Instructions for the task: Transcribe every line exactly. Leave the pictures behind.

···

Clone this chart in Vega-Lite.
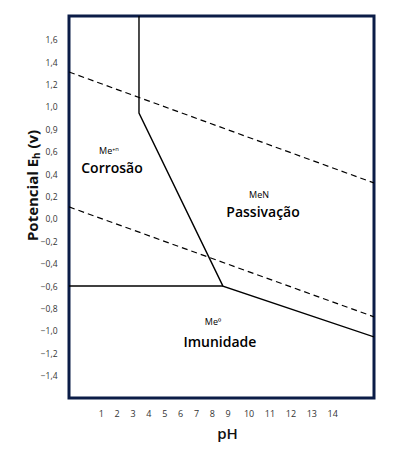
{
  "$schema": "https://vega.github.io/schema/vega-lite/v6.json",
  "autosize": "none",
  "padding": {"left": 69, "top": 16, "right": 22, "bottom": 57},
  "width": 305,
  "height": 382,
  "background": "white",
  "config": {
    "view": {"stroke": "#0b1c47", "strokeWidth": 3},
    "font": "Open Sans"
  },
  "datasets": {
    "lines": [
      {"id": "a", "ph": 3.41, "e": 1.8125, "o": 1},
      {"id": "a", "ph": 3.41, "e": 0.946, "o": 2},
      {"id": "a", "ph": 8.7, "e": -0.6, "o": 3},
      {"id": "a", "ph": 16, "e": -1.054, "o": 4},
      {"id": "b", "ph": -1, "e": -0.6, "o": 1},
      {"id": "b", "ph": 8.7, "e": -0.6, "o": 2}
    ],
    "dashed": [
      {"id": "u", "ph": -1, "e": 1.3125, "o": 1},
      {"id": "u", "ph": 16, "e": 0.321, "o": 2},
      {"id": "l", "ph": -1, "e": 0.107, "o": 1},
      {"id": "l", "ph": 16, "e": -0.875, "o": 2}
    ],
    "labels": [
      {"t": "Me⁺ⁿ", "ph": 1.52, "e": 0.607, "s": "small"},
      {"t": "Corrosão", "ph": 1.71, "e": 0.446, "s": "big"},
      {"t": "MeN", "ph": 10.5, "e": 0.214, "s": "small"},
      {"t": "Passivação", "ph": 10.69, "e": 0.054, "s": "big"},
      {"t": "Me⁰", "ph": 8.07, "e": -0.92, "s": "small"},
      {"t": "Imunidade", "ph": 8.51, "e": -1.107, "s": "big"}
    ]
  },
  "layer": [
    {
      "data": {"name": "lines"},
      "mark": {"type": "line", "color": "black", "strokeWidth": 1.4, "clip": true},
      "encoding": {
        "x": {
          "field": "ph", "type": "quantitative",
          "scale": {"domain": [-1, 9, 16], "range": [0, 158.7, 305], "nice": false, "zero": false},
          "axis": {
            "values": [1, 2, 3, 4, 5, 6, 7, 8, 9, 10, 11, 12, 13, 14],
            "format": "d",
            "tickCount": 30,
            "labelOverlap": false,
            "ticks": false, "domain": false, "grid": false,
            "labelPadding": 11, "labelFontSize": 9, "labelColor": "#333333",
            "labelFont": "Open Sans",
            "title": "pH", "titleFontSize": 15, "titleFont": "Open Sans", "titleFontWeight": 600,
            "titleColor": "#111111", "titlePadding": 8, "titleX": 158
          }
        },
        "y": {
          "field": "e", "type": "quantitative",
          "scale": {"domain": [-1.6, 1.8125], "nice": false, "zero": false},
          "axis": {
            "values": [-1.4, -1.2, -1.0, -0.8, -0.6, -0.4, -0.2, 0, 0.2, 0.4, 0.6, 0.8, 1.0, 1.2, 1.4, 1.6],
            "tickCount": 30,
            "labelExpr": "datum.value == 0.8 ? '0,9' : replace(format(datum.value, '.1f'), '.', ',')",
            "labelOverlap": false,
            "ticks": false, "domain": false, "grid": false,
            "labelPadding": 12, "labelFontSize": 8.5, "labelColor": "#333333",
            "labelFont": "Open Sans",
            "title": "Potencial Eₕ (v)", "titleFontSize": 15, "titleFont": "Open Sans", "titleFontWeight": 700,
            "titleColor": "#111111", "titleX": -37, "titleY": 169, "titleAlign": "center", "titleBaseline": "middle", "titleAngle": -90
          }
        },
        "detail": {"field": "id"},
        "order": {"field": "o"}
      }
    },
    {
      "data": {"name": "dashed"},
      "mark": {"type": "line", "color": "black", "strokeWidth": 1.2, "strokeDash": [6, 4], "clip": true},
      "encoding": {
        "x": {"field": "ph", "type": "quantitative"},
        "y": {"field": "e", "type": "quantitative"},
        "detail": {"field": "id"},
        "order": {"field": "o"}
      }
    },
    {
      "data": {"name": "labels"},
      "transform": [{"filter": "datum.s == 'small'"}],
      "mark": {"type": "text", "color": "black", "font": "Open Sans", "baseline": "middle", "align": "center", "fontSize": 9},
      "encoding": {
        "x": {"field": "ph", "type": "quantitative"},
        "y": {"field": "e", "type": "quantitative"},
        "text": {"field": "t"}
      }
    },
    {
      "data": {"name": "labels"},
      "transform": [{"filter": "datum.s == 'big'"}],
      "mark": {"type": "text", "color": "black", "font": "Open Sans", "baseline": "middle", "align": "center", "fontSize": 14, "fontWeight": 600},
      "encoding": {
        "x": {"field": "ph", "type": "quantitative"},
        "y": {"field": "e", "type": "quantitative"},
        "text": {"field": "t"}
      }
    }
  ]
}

···

Reply to the exercise:
Clone this chart in Vega-Lite.
{
  "$schema": "https://vega.github.io/schema/vega-lite/v6.json",
  "autosize": "none",
  "padding": {"left": 69, "top": 16, "right": 22, "bottom": 57},
  "width": 305,
  "height": 382,
  "background": "white",
  "config": {
    "view": {"stroke": "#0b1c47", "strokeWidth": 3},
    "font": "Open Sans"
  },
  "datasets": {
    "lines": [
      {"id": "a", "ph": 3.41, "e": 1.8125, "o": 1},
      {"id": "a", "ph": 3.41, "e": 0.946, "o": 2},
      {"id": "a", "ph": 8.7, "e": -0.6, "o": 3},
      {"id": "a", "ph": 16, "e": -1.054, "o": 4},
      {"id": "b", "ph": -1, "e": -0.6, "o": 1},
      {"id": "b", "ph": 8.7, "e": -0.6, "o": 2}
    ],
    "dashed": [
      {"id": "u", "ph": -1, "e": 1.3125, "o": 1},
      {"id": "u", "ph": 16, "e": 0.321, "o": 2},
      {"id": "l", "ph": -1, "e": 0.107, "o": 1},
      {"id": "l", "ph": 16, "e": -0.875, "o": 2}
    ],
    "labels": [
      {"t": "Me⁺ⁿ", "ph": 1.52, "e": 0.607, "s": "small"},
      {"t": "Corrosão", "ph": 1.71, "e": 0.446, "s": "big"},
      {"t": "MeN", "ph": 10.5, "e": 0.214, "s": "small"},
      {"t": "Passivação", "ph": 10.69, "e": 0.054, "s": "big"},
      {"t": "Me⁰", "ph": 8.07, "e": -0.92, "s": "small"},
      {"t": "Imunidade", "ph": 8.51, "e": -1.107, "s": "big"}
    ]
  },
  "layer": [
    {
      "data": {"name": "lines"},
      "mark": {"type": "line", "color": "black", "strokeWidth": 1.4, "clip": true},
      "encoding": {
        "x": {
          "field": "ph", "type": "quantitative",
          "scale": {"domain": [-1, 9, 16], "range": [0, 158.7, 305], "nice": false, "zero": false},
          "axis": {
            "values": [1, 2, 3, 4, 5, 6, 7, 8, 9, 10, 11, 12, 13, 14],
            "format": "d",
            "tickCount": 30,
            "labelOverlap": false,
            "ticks": false, "domain": false, "grid": false,
            "labelPadding": 11, "labelFontSize": 9, "labelColor": "#333333",
            "labelFont": "Open Sans",
            "title": "pH", "titleFontSize": 15, "titleFont": "Open Sans", "titleFontWeight": 600,
            "titleColor": "#111111", "titlePadding": 8, "titleX": 158
          }
        },
        "y": {
          "field": "e", "type": "quantitative",
          "scale": {"domain": [-1.6, 1.8125], "nice": false, "zero": false},
          "axis": {
            "values": [-1.4, -1.2, -1.0, -0.8, -0.6, -0.4, -0.2, 0, 0.2, 0.4, 0.6, 0.8, 1.0, 1.2, 1.4, 1.6],
            "tickCount": 30,
            "labelExpr": "datum.value == 0.8 ? '0,9' : replace(format(datum.value, '.1f'), '.', ',')",
            "labelOverlap": false,
            "ticks": false, "domain": false, "grid": false,
            "labelPadding": 12, "labelFontSize": 8.5, "labelColor": "#333333",
            "labelFont": "Open Sans",
            "title": "Potencial Eₕ (v)", "titleFontSize": 15, "titleFont": "Open Sans", "titleFontWeight": 700,
            "titleColor": "#111111", "titleX": -37, "titleY": 169, "titleAlign": "center", "titleBaseline": "middle", "titleAngle": -90
          }
        },
        "detail": {"field": "id"},
        "order": {"field": "o"}
      }
    },
    {
      "data": {"name": "dashed"},
      "mark": {"type": "line", "color": "black", "strokeWidth": 1.2, "strokeDash": [6, 4], "clip": true},
      "encoding": {
        "x": {"field": "ph", "type": "quantitative"},
        "y": {"field": "e", "type": "quantitative"},
        "detail": {"field": "id"},
        "order": {"field": "o"}
      }
    },
    {
      "data": {"name": "labels"},
      "transform": [{"filter": "datum.s == 'small'"}],
      "mark": {"type": "text", "color": "black", "font": "Open Sans", "baseline": "middle", "align": "center", "fontSize": 9},
      "encoding": {
        "x": {"field": "ph", "type": "quantitative"},
        "y": {"field": "e", "type": "quantitative"},
        "text": {"field": "t"}
      }
    },
    {
      "data": {"name": "labels"},
      "transform": [{"filter": "datum.s == 'big'"}],
      "mark": {"type": "text", "color": "black", "font": "Open Sans", "baseline": "middle", "align": "center", "fontSize": 14, "fontWeight": 600},
      "encoding": {
        "x": {"field": "ph", "type": "quantitative"},
        "y": {"field": "e", "type": "quantitative"},
        "text": {"field": "t"}
      }
    }
  ]
}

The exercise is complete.